§ Written problem: With pictures left out, retype the lines from the start of the records through the one that contains "font=dict(size=12, color='#222222')))".

§ Available records:

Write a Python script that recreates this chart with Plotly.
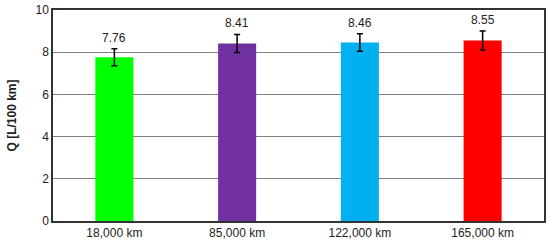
import plotly.graph_objs as go

# Data
categories = ['18,000 km', '85,000 km', '122,000 km', '165,000 km']
values = [7.76, 8.41, 8.46, 8.55]
errors = [0.40, 0.43, 0.42, 0.45]
colors = ['#00FF00', '#7030A0', '#00B0F0', '#FF0000']
labels = ['7.76', '8.41', '8.46', '8.55']

data = []
data.append(go.Bar(x=categories, y=values, width=0.31,
				marker=dict(color=colors, line=dict(width=0)),
				error_y=dict(type='data', array=errors, color='black',
							thickness=1.5, width=3),
				showlegend=False))

# value labels above the error bars
annotations = []
for c, v, e, t in zip(categories, values, errors, labels):
	annotations.append(dict(x=c, y=v + e, text=t, showarrow=False,
						yanchor='bottom', yshift=2,
						font=dict(size=12, color='#222222')))

# Layout
layout = {
	'width': 550, 'height': 247,
	'margin': dict(l=53, r=6, t=10, b=26, autoexpand=False),
	'plot_bgcolor': 'white',
	'paper_bgcolor': 'white',
	'font': dict(family='Liberation Sans, Arial, sans-serif', size=12, color='#222222'),
	'annotations': annotations,
	'xaxis': dict(showline=True, linecolor='#333333', linewidth=1.5, mirror=True,
				ticks='', tickfont=dict(size=12), automargin=False),
	'yaxis': dict(range=[0, 10], dtick=2, showline=True, linecolor='#333333',
				linewidth=1.5, mirror=True, showgrid=True, gridcolor='#7f7f7f',
				gridwidth=1, ticks='', tickfont=dict(size=12), zeroline=False,
				automargin=False,
				title=dict(text='<b>Q [L/100 km]</b>', font=dict(size=12), standoff=16)),
}

fig = go.Figure(data=data, layout=layout)
# drop the browser's default body margin so the figure sits at the page corner
fig.write_html('out.html', config={'displayModeBar': False},
			post_script="document.body.style.margin='0';")
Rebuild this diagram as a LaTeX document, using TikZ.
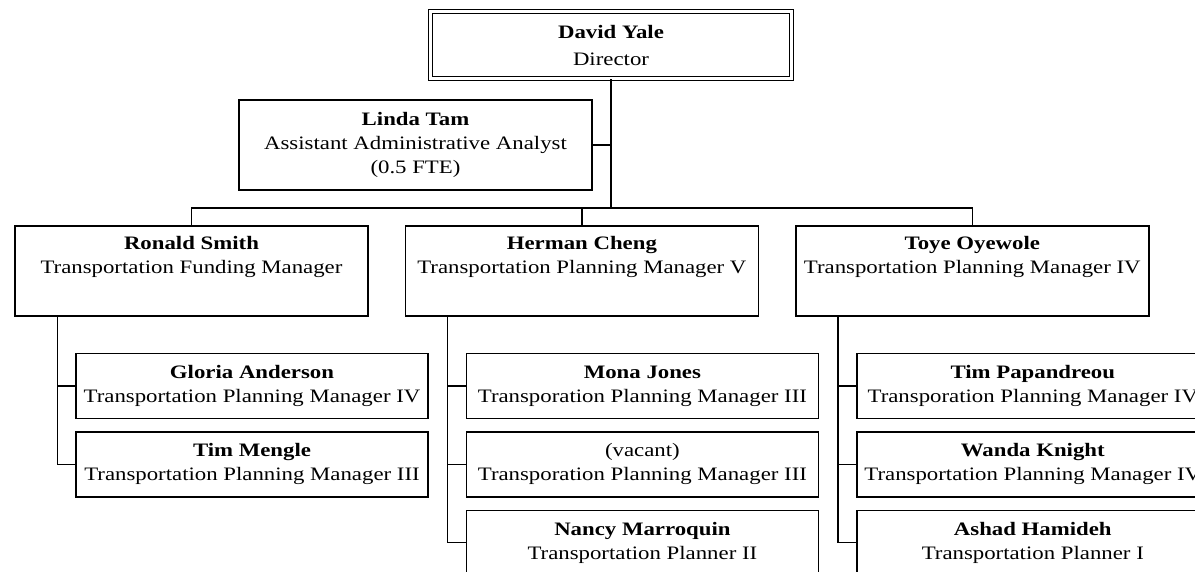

§ Worked answer:
Write a Python script that recreates this chart with Plotly.
import plotly.graph_objs as go

# Data
categories = ['18,000 km', '85,000 km', '122,000 km', '165,000 km']
values = [7.76, 8.41, 8.46, 8.55]
errors = [0.40, 0.43, 0.42, 0.45]
colors = ['#00FF00', '#7030A0', '#00B0F0', '#FF0000']
labels = ['7.76', '8.41', '8.46', '8.55']

data = []
data.append(go.Bar(x=categories, y=values, width=0.31,
				marker=dict(color=colors, line=dict(width=0)),
				error_y=dict(type='data', array=errors, color='black',
							thickness=1.5, width=3),
				showlegend=False))

# value labels above the error bars
annotations = []
for c, v, e, t in zip(categories, values, errors, labels):
	annotations.append(dict(x=c, y=v + e, text=t, showarrow=False,
						yanchor='bottom', yshift=2,
						font=dict(size=12, color='#222222')))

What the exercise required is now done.